GOAL:
Retype the data exactly, from its first line to the line containing "from matplotlib.patches import Rectangle", including both, and skip any picture.

GIVEN DATA:

◇ ◇ ◇ ◇ ◇

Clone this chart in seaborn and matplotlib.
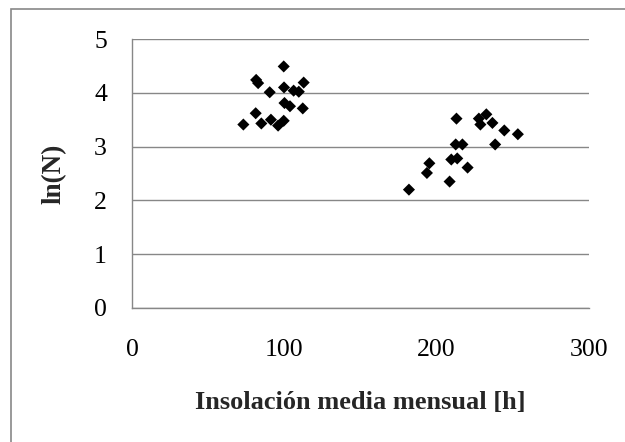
import matplotlib
matplotlib.use("Agg")
import matplotlib.pyplot as plt
import seaborn as sns
import pandas as pd
from matplotlib.patches import Rectangle

# Data
insolation = [73.1, 81.5, 82.8, 81.2, 84.9, 90.4, 91.2, 95.9, 99.6, 99.8,
               99.6, 100.1, 103.7, 106.1, 109.5, 112.7, 112.1,
               181.8, 193.6, 195.2, 208.5, 209.6, 213.5, 213.0, 212.5,
               216.9, 220.3, 227.7, 228.7, 232.6, 236.6, 238.4, 244.4, 253.3]
ln_n = [3.41, 4.24, 4.18, 3.62, 3.43, 4.01, 3.50, 3.39, 4.49, 4.10,
        3.48, 3.81, 3.75, 4.04, 4.02, 4.19, 3.71,
        2.20, 2.51, 2.69, 2.35, 2.76, 2.78, 3.52, 3.04,
        3.04, 2.61, 3.52, 3.41, 3.60, 3.44, 3.04, 3.30, 3.23]
x_ticks = [0, 100, 200, 300]
y_ticks = [0, 1, 2, 3, 4, 5]
x_label = "Insolación media mensual [h]"
y_label = "ln(N)"

df = pd.DataFrame({"x": insolation, "y": ln_n})

sns.set_style("white")
plt.rcParams["font.family"] = ["Liberation Serif", "DejaVu Serif"]

grid_col = "#878787"
fig = plt.figure(figsize=(6.25, 4.42), dpi=100)
ax = fig.add_axes([132 / 625, 1 - 308 / 442, (589 - 132) / 625, (308 - 39) / 442])

sns.scatterplot(data=df, x="x", y="y", marker="D", s=38, color="black",
                edgecolor="none", linewidth=0, ax=ax, zorder=3)

ax.set_xlim(0, 300)
ax.set_ylim(0, 5)
ax.set_xticks(x_ticks)
ax.set_yticks(y_ticks)
ax.set_xticklabels([str(t) for t in x_ticks], fontsize=18.5)
ax.set_yticklabels([str(t) for t in y_ticks], fontsize=18.5)
ax.yaxis.grid(True, color=grid_col, linewidth=1.0)
ax.xaxis.grid(False)
ax.set_axisbelow(True)
for side in ["top", "right"]:
    ax.spines[side].set_visible(False)
for side in ["left", "bottom"]:
    ax.spines[side].set_color(grid_col)
    ax.spines[side].set_linewidth(1.0)
ax.tick_params(axis="x", direction="out", length=6, width=1.0, color=grid_col,
               pad=16, labelcolor="black")
ax.tick_params(axis="y", length=0, pad=18, labelcolor="black")

ax.set_xlabel(x_label, fontsize=19, fontweight="bold", labelpad=22)
ax.set_ylabel(y_label, fontsize=19.5, fontweight="bold", labelpad=20)

fig.patches.append(Rectangle((11 / 625, -0.1), 1.2, (1 - 9 / 442) + 0.1,
                             transform=fig.transFigure, fill=False,
                             edgecolor=grid_col, linewidth=1.2))

fig.savefig("out.png", dpi=100)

◇ ◇ ◇ ◇ ◇

RESPONSE BELOW:
Clone this chart in seaborn and matplotlib.
import matplotlib
matplotlib.use("Agg")
import matplotlib.pyplot as plt
import seaborn as sns
import pandas as pd
from matplotlib.patches import Rectangle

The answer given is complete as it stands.